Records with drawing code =
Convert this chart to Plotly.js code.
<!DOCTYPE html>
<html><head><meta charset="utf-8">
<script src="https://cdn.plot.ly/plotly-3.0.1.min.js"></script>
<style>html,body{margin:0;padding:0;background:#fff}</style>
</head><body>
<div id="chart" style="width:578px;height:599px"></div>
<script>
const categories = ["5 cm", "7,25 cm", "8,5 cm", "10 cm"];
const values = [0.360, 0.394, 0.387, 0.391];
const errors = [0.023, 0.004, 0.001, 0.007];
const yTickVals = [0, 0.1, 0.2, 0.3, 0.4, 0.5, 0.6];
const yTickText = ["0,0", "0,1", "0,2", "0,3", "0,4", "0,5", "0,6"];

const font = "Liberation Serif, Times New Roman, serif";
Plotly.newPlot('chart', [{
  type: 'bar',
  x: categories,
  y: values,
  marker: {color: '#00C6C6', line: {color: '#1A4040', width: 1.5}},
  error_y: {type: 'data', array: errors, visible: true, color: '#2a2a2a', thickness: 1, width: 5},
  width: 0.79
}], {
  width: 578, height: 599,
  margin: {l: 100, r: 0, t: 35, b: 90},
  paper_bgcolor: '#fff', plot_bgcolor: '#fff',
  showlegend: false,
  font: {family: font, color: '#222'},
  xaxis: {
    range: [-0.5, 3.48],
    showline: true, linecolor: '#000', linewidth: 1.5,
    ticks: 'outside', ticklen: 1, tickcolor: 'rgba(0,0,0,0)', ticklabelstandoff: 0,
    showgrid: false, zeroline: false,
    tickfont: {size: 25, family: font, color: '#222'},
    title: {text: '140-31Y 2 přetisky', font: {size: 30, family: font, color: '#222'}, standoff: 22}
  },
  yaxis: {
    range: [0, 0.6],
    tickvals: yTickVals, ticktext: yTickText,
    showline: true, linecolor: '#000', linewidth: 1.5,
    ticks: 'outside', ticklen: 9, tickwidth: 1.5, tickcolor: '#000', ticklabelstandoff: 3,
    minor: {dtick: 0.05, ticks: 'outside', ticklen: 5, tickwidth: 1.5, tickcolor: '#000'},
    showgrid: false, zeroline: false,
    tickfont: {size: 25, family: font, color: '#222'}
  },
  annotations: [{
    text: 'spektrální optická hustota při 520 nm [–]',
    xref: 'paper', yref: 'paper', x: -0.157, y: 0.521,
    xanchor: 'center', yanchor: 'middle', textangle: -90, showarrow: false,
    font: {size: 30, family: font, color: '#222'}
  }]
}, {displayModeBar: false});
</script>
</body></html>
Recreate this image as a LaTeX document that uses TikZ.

WHAT IS ASKED = Write out the data again, exactly and in full.

ANSWER TO THE EXERCISE =
Convert this chart to Plotly.js code.
<!DOCTYPE html>
<html><head><meta charset="utf-8">
<script src="https://cdn.plot.ly/plotly-3.0.1.min.js"></script>
<style>html,body{margin:0;padding:0;background:#fff}</style>
</head><body>
<div id="chart" style="width:578px;height:599px"></div>
<script>
const categories = ["5 cm", "7,25 cm", "8,5 cm", "10 cm"];
const values = [0.360, 0.394, 0.387, 0.391];
const errors = [0.023, 0.004, 0.001, 0.007];
const yTickVals = [0, 0.1, 0.2, 0.3, 0.4, 0.5, 0.6];
const yTickText = ["0,0", "0,1", "0,2", "0,3", "0,4", "0,5", "0,6"];

const font = "Liberation Serif, Times New Roman, serif";
Plotly.newPlot('chart', [{
  type: 'bar',
  x: categories,
  y: values,
  marker: {color: '#00C6C6', line: {color: '#1A4040', width: 1.5}},
  error_y: {type: 'data', array: errors, visible: true, color: '#2a2a2a', thickness: 1, width: 5},
  width: 0.79
}], {
  width: 578, height: 599,
  margin: {l: 100, r: 0, t: 35, b: 90},
  paper_bgcolor: '#fff', plot_bgcolor: '#fff',
  showlegend: false,
  font: {family: font, color: '#222'},
  xaxis: {
    range: [-0.5, 3.48],
    showline: true, linecolor: '#000', linewidth: 1.5,
    ticks: 'outside', ticklen: 1, tickcolor: 'rgba(0,0,0,0)', ticklabelstandoff: 0,
    showgrid: false, zeroline: false,
    tickfont: {size: 25, family: font, color: '#222'},
    title: {text: '140-31Y 2 přetisky', font: {size: 30, family: font, color: '#222'}, standoff: 22}
  },
  yaxis: {
    range: [0, 0.6],
    tickvals: yTickVals, ticktext: yTickText,
    showline: true, linecolor: '#000', linewidth: 1.5,
    ticks: 'outside', ticklen: 9, tickwidth: 1.5, tickcolor: '#000', ticklabelstandoff: 3,
    minor: {dtick: 0.05, ticks: 'outside', ticklen: 5, tickwidth: 1.5, tickcolor: '#000'},
    showgrid: false, zeroline: false,
    tickfont: {size: 25, family: font, color: '#222'}
  },
  annotations: [{
    text: 'spektrální optická hustota při 520 nm [–]',
    xref: 'paper', yref: 'paper', x: -0.157, y: 0.521,
    xanchor: 'center', yanchor: 'middle', textangle: -90, showarrow: false,
    font: {size: 30, family: font, color: '#222'}
  }]
}, {displayModeBar: false});
</script>
</body></html>
Recreate this image as a LaTeX document that uses TikZ.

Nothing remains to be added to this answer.